Brought up in Hythe on the Kent coast, Ayling-Ellis’s hospital worker mum and surveyor dad found out she was deaf when she was 18 months old, after she “failed” a hearing test. It was presented as a problem that needed fixing. Her parents’ decision, controversial at the time, to teach their daughter BSL (some professionals claim it can delay speech) is covered movingly in her 2023 documentary, Signs for Change. “Sign language is brilliant, but it needs to be made more accessible,” she says. “Medical services need to think about deaf people in relation to mental health. Domestic abuse helplines as well. How are people going to call on the phone?” Given that an estimated one in two deaf people have mental health issues, it’s an urgent point.
After a film-making weekend organised by the National Deaf Children’s Society sparked a love of performing as a teen, she was encouraged to join a deaf youth theatre group in London, and kept her passion alive while at university in Rochester.
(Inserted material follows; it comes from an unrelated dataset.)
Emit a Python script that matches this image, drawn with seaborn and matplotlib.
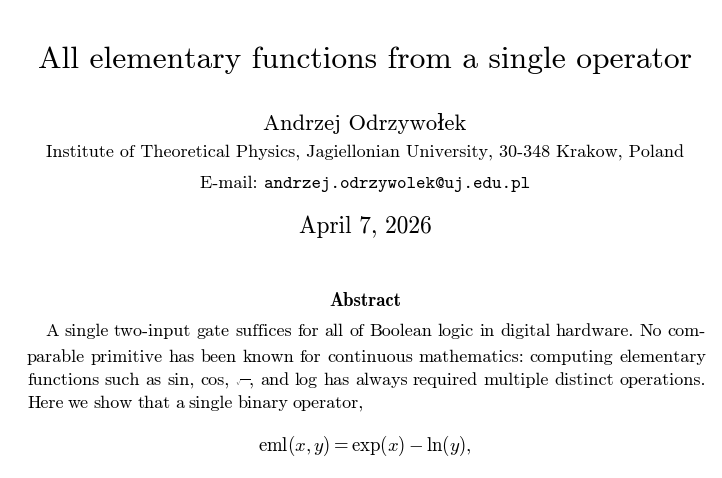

A deaf actors’ Facebook group led to a partin Casualty, as well as other small parts, which eventually led to her getting an agent, and winning the part of Frankie in EastEnders, which she played for two years. “It was great training for me, because it made me learn how to hit my marks, how to get things [done] quickly, because they don’t have time. If you make a mistake, that’s it.”
Davies recently revealed that the role wasn’t originally written for a deaf actress, but that he incorporated feedback from Ayling-Ellis during script development. In the future, would she prefer to play deaf characters with storylines written to reflect this, or roles without reference to being deaf? “I don’t have that privilege,” she says. “No matter what I do, it’s going to be deaf because it’s in my accent, my wearing my hearing aid and in the way I communicate. That can never be taken away.”
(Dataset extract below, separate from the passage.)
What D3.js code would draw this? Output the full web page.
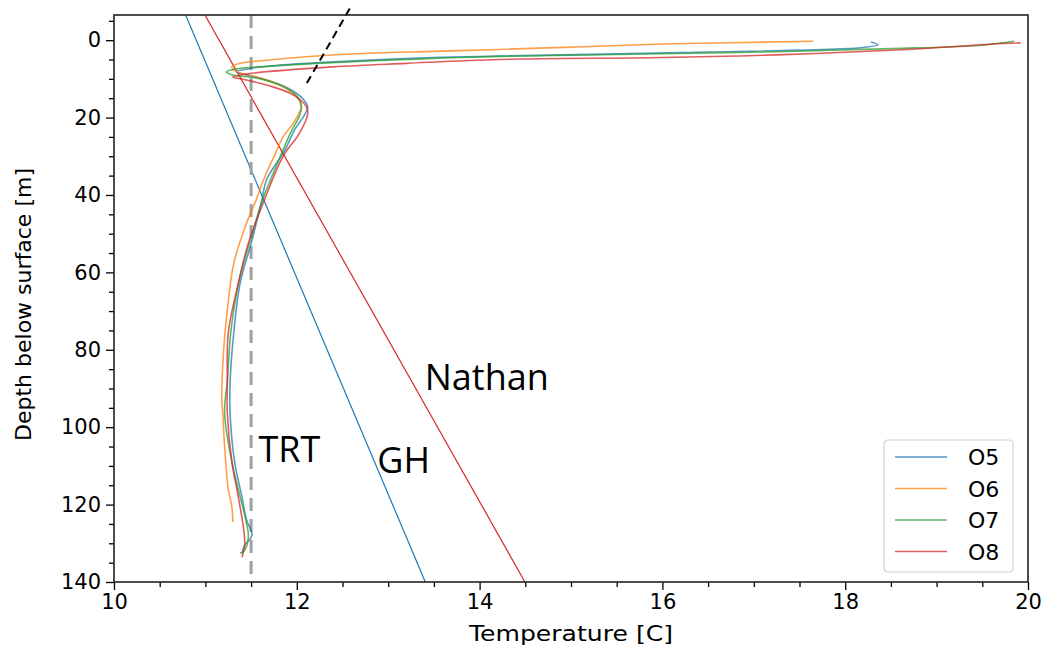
<!DOCTYPE html>
<html>
<head>
<meta charset="utf-8">
<script src="https://cdn.jsdelivr.net/npm/d3@7"></script>
<style>
  html, body { margin: 0; padding: 0; background: #fff; }
  svg { display: block; }
  text { font-family: "DejaVu Sans", sans-serif; fill: #000; }
  .note { font-family: "Open Sans", "Noto Sans", sans-serif; }
</style>
</head>
<body>
<svg id="chart" width="1042" height="647"></svg>
<script>
// Temperature profiles: [temperature °C, depth m]
const O5 = [[18.28,0.5],[18.36,1.2],[18.20,1.9],[16.20,3.2],[14.22,4.1],[13.49,4.5],[12.40,5.6],[11.80,6.5],[11.49,7.3],[11.34,8.2],[11.45,9.0],[11.70,10.5],[11.95,13.0],[12.08,15.5],[12.12,17.3],[12.08,19.5],[11.98,23.0],[11.87,28.4],[11.67,36.0],[11.62,41.0],[11.51,51.7],[11.38,62.8],[11.31,75.7],[11.27,88.6],[11.27,96.4],[11.32,109.0],[11.40,118.0],[11.45,124.0],[11.51,127.9],[11.43,130.5],[11.40,132.6]];
const O6 = [[17.65,0.3],[16.00,1.0],[15.00,1.8],[14.20,2.4],[13.50,2.9],[12.77,3.4],[12.10,4.3],[11.67,5.2],[11.38,6.0],[11.29,6.9],[11.33,8.0],[11.56,9.5],[11.89,12.5],[12.03,15.5],[12.05,17.2],[11.96,21.5],[11.85,25.0],[11.77,29.0],[11.62,37.0],[11.56,41.0],[11.45,47.3],[11.31,57.7],[11.24,69.8],[11.20,80.0],[11.18,93.0],[11.19,96.4],[11.21,105.0],[11.25,116.0],[11.29,120.6],[11.30,124.5]];
const O7 = [[19.85,0.3],[19.50,1.3],[18.50,2.2],[17.25,3.0],[15.50,3.7],[14.22,4.2],[13.30,4.9],[12.22,6.0],[11.60,6.9],[11.38,7.3],[11.23,8.2],[11.30,9.0],[11.56,9.8],[11.85,12.0],[12.00,14.5],[12.05,17.2],[12.03,19.5],[11.93,24.0],[11.82,30.0],[11.63,41.0],[11.50,51.0],[11.37,62.0],[11.28,75.0],[11.24,88.0],[11.21,96.4],[11.29,109.0],[11.38,118.0],[11.45,124.8],[11.47,128.3],[11.43,131.8],[11.38,132.6]];
const O8 = [[19.92,0.7],[19.60,1.0],[19.30,1.5],[18.50,2.6],[17.25,3.8],[16.00,4.5],[14.22,5.0],[13.20,6.0],[12.40,6.9],[11.49,8.6],[11.30,9.5],[11.45,10.3],[11.70,11.8],[11.95,14.0],[12.10,17.0],[12.12,19.0],[12.03,24.0],[11.85,30.0],[11.65,41.0],[11.47,52.5],[11.36,62.8],[11.25,75.7],[11.24,88.6],[11.24,96.4],[11.29,109.0],[11.36,118.0],[11.42,126.7],[11.43,130.5],[11.40,133.6]];

const seriesNames = ["O5", "O6", "O7", "O8"];
const seriesColors = ["#1f77b4", "#ff7f0e", "#2ca02c", "#d62728"];

// Reference geotherms: surface temperature (°C) and gradient (°C/m)
const geoNames = ["GH", "Nathan"];
const geoSurface = [10.9, 11.15];
const geoGradient = [0.0179, 0.0239];
const geoColors = ["#1f77b4", "#d62728"];

// TRT undisturbed ground temperature
const trtTemp = 11.5;
// Dashed marker line near the thermocline: [temperature, depth]
const markLine = [[12.11, 11.1], [12.60, -9.0]];

// Annotation labels: [text, temperature, depth]
const notes = [["Nathan", 13.4, 90.5], ["TRT", 11.58, 109.0], ["GH", 12.88, 111.8]];

const xTicks = [10, 12, 14, 16, 18, 20];
const yTicks = [0, 20, 40, 60, 80, 100, 120, 140];

const svg = d3.select("#chart");
const M = { left: 114, right: 1028, top: 15, bottom: 582 };

const x = d3.scaleLinear().domain([10, 20]).range([M.left, M.right]);
const y = d3.scaleLinear().domain([-6.5, 140]).range([M.top, M.bottom]);

svg.append("defs").append("clipPath").attr("id", "plot")
  .append("rect").attr("x", M.left).attr("y", M.top)
  .attr("width", M.right - M.left).attr("height", M.bottom - M.top);

const plot = svg.append("g").attr("clip-path", "url(#plot)");

// geotherm lines
const d0 = y.domain()[0], d1 = y.domain()[1];
geoNames.forEach((n, i) => {
  const pts = [d0, d1].map(d => [geoSurface[i] + geoGradient[i] * d, d]);
  plot.append("line")
    .attr("x1", x(pts[0][0])).attr("y1", y(pts[0][1]))
    .attr("x2", x(pts[1][0])).attr("y2", y(pts[1][1]))
    .attr("stroke", geoColors[i]).attr("stroke-width", 1.2);
});

// TRT vertical line
plot.append("line")
  .attr("x1", x(trtTemp)).attr("x2", x(trtTemp))
  .attr("y1", M.top).attr("y2", M.bottom)
  .attr("stroke", "#a0a0a0").attr("stroke-width", 3)
  .attr("stroke-dasharray", "13,8");

// measured profiles
const line = d3.line().x(d => x(d[0])).y(d => y(d[1])).curve(d3.curveCatmullRom.alpha(0.5));
[O5, O6, O7, O8].forEach((data, i) => {
  plot.append("path").datum(data)
    .attr("d", line)
    .attr("fill", "none")
    .attr("stroke", seriesColors[i])
    .attr("stroke-opacity", 0.75)
    .attr("stroke-width", 1.6);
});

// dashed marker (drawn above the frame as well)
svg.append("line")
  .attr("x1", x(markLine[0][0])).attr("y1", y(markLine[0][1]))
  .attr("x2", x(markLine[1][0])).attr("y2", y(markLine[1][1]))
  .attr("stroke", "#000").attr("stroke-width", 2)
  .attr("stroke-dasharray", "8,5");

// axes
const xAxis = svg.append("g").attr("transform", `translate(0,${M.bottom})`)
  .call(d3.axisBottom(x).tickValues(xTicks).tickFormat(d3.format("d")).tickSize(8).tickPadding(4));
svg.append("g").attr("transform", `translate(0,${M.bottom})`)
  .call(d3.axisBottom(x).tickValues(d3.range(10, 20.01, 0.5).filter(v => v % 2 !== 0)).tickFormat("").tickSize(5))
  .call(g => g.select(".domain").remove());
const yAxis = svg.append("g").attr("transform", `translate(${M.left},0)`)
  .call(d3.axisLeft(y).tickValues(yTicks).tickSize(8).tickPadding(5));
svg.append("g").attr("transform", `translate(${M.left},0)`)
  .call(d3.axisLeft(y).tickValues(d3.range(-5, 141, 5).filter(v => v % 20 !== 0)).tickFormat("").tickSize(5))
  .call(g => g.select(".domain").remove());

svg.selectAll(".tick line").attr("stroke", "#000").attr("stroke-width", 1.3);
svg.selectAll(".domain").remove();
xAxis.selectAll("text").attr("font-size", 21).attr("font-family", "DejaVu Sans");
yAxis.selectAll("text").attr("font-size", 21).attr("font-family", "DejaVu Sans");

// frame
svg.append("rect")
  .attr("x", M.left).attr("y", M.top)
  .attr("width", M.right - M.left).attr("height", M.bottom - M.top)
  .attr("fill", "none").attr("stroke", "#222").attr("stroke-width", 1.6);

// axis titles
svg.append("text")
  .attr("x", (M.left + M.right) / 2).attr("y", 641)
  .attr("text-anchor", "middle").attr("font-size", 22)
  .attr("textLength", 204).attr("lengthAdjust", "spacingAndGlyphs")
  .text("Temperature [C]");
svg.append("text")
  .attr("transform", `translate(31,${(M.top + M.bottom) / 2 + 6}) rotate(-90)`)
  .attr("text-anchor", "middle").attr("font-size", 22)
  .text("Depth below surface [m]");

// annotation labels
notes.forEach(([t, tx, dy]) => {
  svg.append("text").attr("class", "note")
    .attr("x", x(tx)).attr("y", y(dy))
    .attr("font-size", 36)
    .text(t);
});

// legend
const lg = svg.append("g").attr("transform", "translate(884,440)");
lg.append("rect").attr("width", 129).attr("height", 132).attr("rx", 4)
  .attr("fill", "#fff").attr("fill-opacity", 0.8)
  .attr("stroke", "#d0d0d0").attr("stroke-width", 1.2);
seriesNames.forEach((n, i) => {
  const yy = 17 + i * 31.5;
  lg.append("line").attr("x1", 11).attr("x2", 63).attr("y1", yy).attr("y2", yy)
    .attr("stroke", seriesColors[i]).attr("stroke-opacity", 0.75).attr("stroke-width", 1.6);
  lg.append("text").attr("x", 84).attr("y", yy + 8).attr("font-size", 22).text(n);
});
</script>
</body>
</html>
“There’s more realisation that a disabled story can be entertainment, and not be preachy,” adds Ayling-Ellis.
Strictly fans may be aware that Ayling-Ellis can sometimes hear the beat of a song: still, I wonder whether it’s insensitive to ask whether music has a role in her life. “Oh, I love music,” she beams. “I have Bluetooth in my hearing aid that I connect to my phone. I can control it so that there’s no background noise – I can’t hear anybody, and then I put my music on, whack it up really loud so I can’t hear the traffic or people shouting – just music. It’s great. Hearing people don’t have that luxury.”
Despite – or maybe because – I’m the world’s number one crisp fan, I think I’ve misheard her. A crisps party? “I love crisps,” she beams. “I wrapped the whole venue in foil, so it would look like the inside of a crisp packet. And everyone had to dress up as a different crisp. One friend put a spacesuit on – Space Raiders – and another’s got lovely long ginger hair. She had an orange dress and hat on, fluffed up her hair and sprayed it with hairspray, and she was a Wotsit.”
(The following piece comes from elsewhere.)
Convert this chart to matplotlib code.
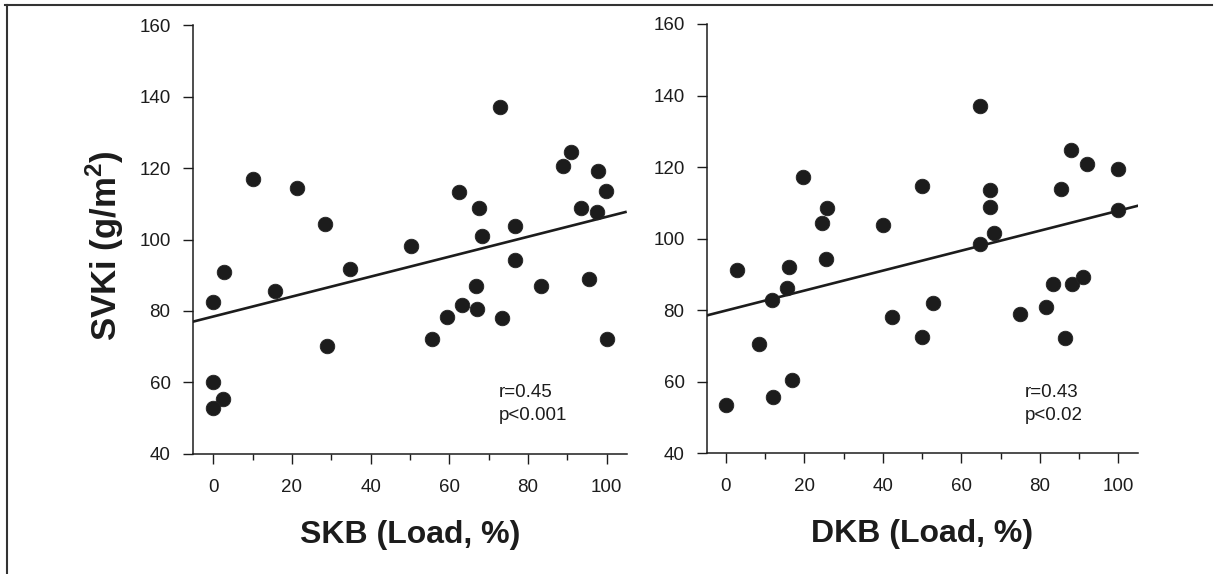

Like music, fashion isn’t a subject she’s often asked about, despite having studied it at university. Today, she’s wearing a black top, black trousers and a new pair of black slingbacks. “This year I’m really trying not to buy new clothes, and I’ve been doing really well until these shoes came along,” she laughs. For fancier occasions, she loves Chloé and Stella McCartney. “I wore her to collect my MBE. I love her clothes, and she’s a really smart businesswoman.”
Having achieved so much already, it must be tiresome to be asked what she wants to achieve next. “I’ve got no job at the moment, which is actually quite nice,” she smiles. “So I think I’m going to enjoy the quietness.”
She should enjoy it while she can. Her world might be quiet, but her professional life is destined to be anything but.